Fausse comédie et vrai labyrinthe psychanalytique, Poupée Russe s’avère plutôt une bonne surprise… pourvu qu’on ait envie de se prendre au jeu après un démarrage laborieux…
Sur le principe de Un Jour sans Fin, Poupée Russe, la série de 8 épisodes de 30 minutes créée par Amy Poehler commence plutôt mal. Même si l’abattage de Natasha Lyonne, que l’on avait déjà pu apprécier dans Orange is the New Black, dans le rôle d’une trentenaire déjantée et suicidaire fait d’abord son petit effet, on se fatigue vite au bout de deux épisodes de ces boucles temporelles qui semblent rapidement bien stériles, et ne s’avèrent ni touchantes, ni amusantes (… à la différence bien sûr de son inimitable modèle).

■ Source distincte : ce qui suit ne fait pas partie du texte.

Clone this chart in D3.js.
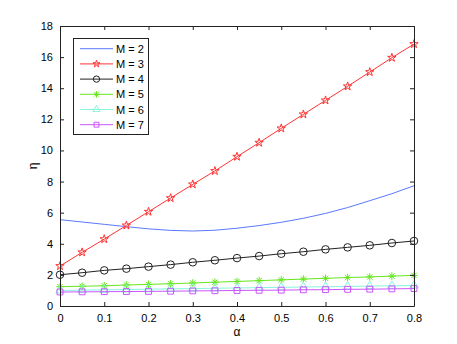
<!DOCTYPE html>
<html>
<head>
<meta charset="utf-8">
<script src="https://cdn.jsdelivr.net/npm/d3@7"></script>
<style>
  body { margin: 0; background: #fff; }
  svg { display: block; font-family: "Liberation Sans", Arial, sans-serif; }
</style>
</head>
<body>
<svg id="chart" width="457" height="344"></svg>
<script>
var alpha = [0, 0.05, 0.1, 0.15, 0.2, 0.25, 0.3, 0.35, 0.4, 0.45, 0.5, 0.55, 0.6, 0.65, 0.7, 0.75, 0.8];

var m2 = [5.55, 5.40, 5.25, 5.10, 4.96, 4.86, 4.82, 4.87, 5.00, 5.17, 5.38, 5.64, 5.95, 6.33, 6.77, 7.22, 7.73];
var m3 = [2.57, 3.45, 4.30, 5.18, 6.06, 6.94, 7.82, 8.68, 9.60, 10.50, 11.42, 12.32, 13.22, 14.12, 15.04, 15.96, 16.84];
var m4 = [2.01, 2.14, 2.29, 2.40, 2.53, 2.66, 2.81, 2.94, 3.08, 3.21, 3.36, 3.49, 3.64, 3.77, 3.90, 4.05, 4.18];
var m5 = [1.24, 1.27, 1.30, 1.35, 1.39, 1.43, 1.48, 1.53, 1.58, 1.63, 1.68, 1.73, 1.78, 1.83, 1.87, 1.92, 1.97];
var m6 = [1.00, 1.02, 1.04, 1.06, 1.08, 1.10, 1.12, 1.14, 1.16, 1.18, 1.20, 1.22, 1.24, 1.26, 1.28, 1.30, 1.32];
var m7 = [0.90, 0.91, 0.92, 0.93, 0.94, 0.95, 0.97, 0.98, 1.00, 1.01, 1.02, 1.04, 1.05, 1.07, 1.08, 1.10, 1.12];

var xTicks = [0, 0.1, 0.2, 0.3, 0.4, 0.5, 0.6, 0.7, 0.8];
var yTicks = [0, 2, 4, 6, 8, 10, 12, 14, 16, 18];

var series = [
  { name: "M = 2", values: m2, color: "#5b78ff", marker: null },
  { name: "M = 3", values: m3, color: "#ff3333", marker: "star" },
  { name: "M = 4", values: m4, color: "#222222", marker: "circle" },
  { name: "M = 5", values: m5, color: "#66e61f", marker: "asterisk" },
  { name: "M = 6", values: m6, color: "#88f5dd", marker: "triangle" },
  { name: "M = 7", values: m7, color: "#cc55ff", marker: "square" }
];

var [plotLeft, plotRight, plotTop, plotBottom] = [60, 414, 26, 306];

var xScale = d3.scaleLinear().domain([0, 0.8]).range([plotLeft, plotRight]);
var yScale = d3.scaleLinear().domain([0, 18]).range([plotBottom, plotTop]);

var svg = d3.select("#chart");

/** markers as path strings */
function markerPath(type, k) {
  k = k || 1;
  if (type === "star") return d3.symbol(d3.symbolStar, 22 * k)();
  if (type === "circle") return d3.symbol(d3.symbolCircle, 45 * k)();
  if (type === "triangle") return d3.symbol(d3.symbolTriangle, 32 * k)();
  if (type === "square") return d3.symbol(d3.symbolSquare, 34 * k)();
  if (type === "asterisk") {
    var r = 3.8 * Math.sqrt(k), d = r * 0.707;
    return "M" + (-r) + ",0L" + r + ",0M0," + (-r) + "L0," + r +
      "M" + (-d) + "," + (-d) + "L" + d + "," + d + "M" + (-d) + "," + d + "L" + d + "," + (-d);
  }
  return null;
}

/** Lines */
var line = d3.line()
  .x(function (d, i) { return xScale(alpha[i]); })
  .y(function (d) { return yScale(d); });

var plot = svg.append("g");
series.forEach(function (s) {
  plot.append("path")
    .attr("d", line(s.values))
    .attr("fill", "none")
    .attr("stroke", s.color)
    .attr("stroke-width", 1);
  if (s.marker) {
    plot.selectAll(null)
      .data(s.values)
      .enter()
      .append("path")
      .attr("transform", function (d, i) { return "translate(" + xScale(alpha[i]) + "," + yScale(d) + ")"; })
      .attr("d", markerPath(s.marker))
      .attr("fill", "none")
      .attr("stroke", s.color)
      .attr("stroke-width", 1);
  }
});

/** Axes (MATLAB box, inward ticks) */
function styleAxis(g) {
  g.select(".domain").attr("stroke", "#222");
  g.selectAll(".tick line").attr("stroke", "#222");
  g.selectAll("text").attr("fill", "#000").style("font-size", "11px");
}

svg.append("g")
  .attr("transform", "translate(0," + plotBottom + ")")
  .call(d3.axisBottom(xScale).tickValues(xTicks).tickSizeInner(-4).tickSizeOuter(0).tickPadding(8)
        .tickFormat(function (d) { return d === 0 ? "0" : d3.format(".1f")(d); }))
  .call(styleAxis);
svg.append("g")
  .attr("transform", "translate(0," + plotTop + ")")
  .call(d3.axisTop(xScale).tickValues(xTicks).tickSizeInner(-4).tickSizeOuter(0).tickFormat(""))
  .call(styleAxis);
svg.append("g")
  .attr("transform", "translate(" + plotLeft + ",0)")
  .call(d3.axisLeft(yScale).tickValues(yTicks).tickSizeInner(-4).tickSizeOuter(0).tickPadding(7))
  .call(styleAxis);
svg.append("g")
  .attr("transform", "translate(" + plotRight + ",0)")
  .call(d3.axisRight(yScale).tickValues(yTicks).tickSizeInner(-4).tickSizeOuter(0).tickFormat(""))
  .call(styleAxis);

/** Axis labels */
svg.append("text")
  .attr("x", (plotLeft + plotRight) / 2)
  .attr("y", 336)
  .attr("text-anchor", "middle")
  .style("font-size", "12px")
  .text("α");
svg.append("text")
  .attr("transform", "translate(37," + ((plotTop + plotBottom) / 2) + ") rotate(-90)")
  .attr("text-anchor", "middle")
  .style("font-size", "12px")
  .text("η");

/** Legend */
var legend = svg.append("g");
legend.append("rect")
  .attr("x", 73.5).attr("y", 38.5)
  .attr("width", 75).attr("height", 96)
  .attr("fill", "#fff").attr("stroke", "#222").attr("stroke-width", 1);

series.forEach(function (s, i) {
  var ly = 48.7 + i * 15.2;
  legend.append("line")
    .attr("x1", 80).attr("x2", 113)
    .attr("y1", ly).attr("y2", ly)
    .attr("stroke", s.color).attr("stroke-width", 1);
  if (s.marker) {
    legend.append("path")
      .attr("transform", "translate(96.5," + ly + ")")
      .attr("d", markerPath(s.marker, 0.7))
      .attr("fill", "none")
      .attr("stroke", s.color);
  }
  legend.append("text")
    .attr("x", 116).attr("y", ly + 4)
    .style("font-size", "11px")
    .text(s.name);
});
</script>
</body>
</html>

Cela vaut néanmoins la peine de s’accrocher jusqu’au « mini-séisme scénaristique » de la fin du troisième épisode, qui propulse la série vers autre chose de beaucoup plus conceptuel et finalement passionnant. On comprendra a posteriori la nécessité de cette longue introduction avant de passer « aux choses sérieuses », puisque la fiction – addictive au point que le binge watching s’impose naturellement – se nourrit de tout ce qu’on aura vu auparavant sans trop y prêter attention. Poupée Russe se révèle contre toute attente assez malin dans sa construction jusqu’à un dernier épisode stressant et libérateur… même si l’on n’évite pas la morale très américaine de l’acceptation de soi et de la nécessité de l’attention aux autres ! On préférera donc se souvenir de ce Poupée Russe pour la force de son thème psychanalytique (qui nous vaut en outre une belle apparition de Chloe Sevigny), et pour sa capacité à créer de surprenantes ambiances anxiogènes dans sa toute dernière partie, qui montre un monde ravagé par l’entropie et par la disparition progressive de ses habitants.
Une réussite, certes mineure, mais quand même indéniable, parmi la production de séries originales et décalées de la maison Netflix.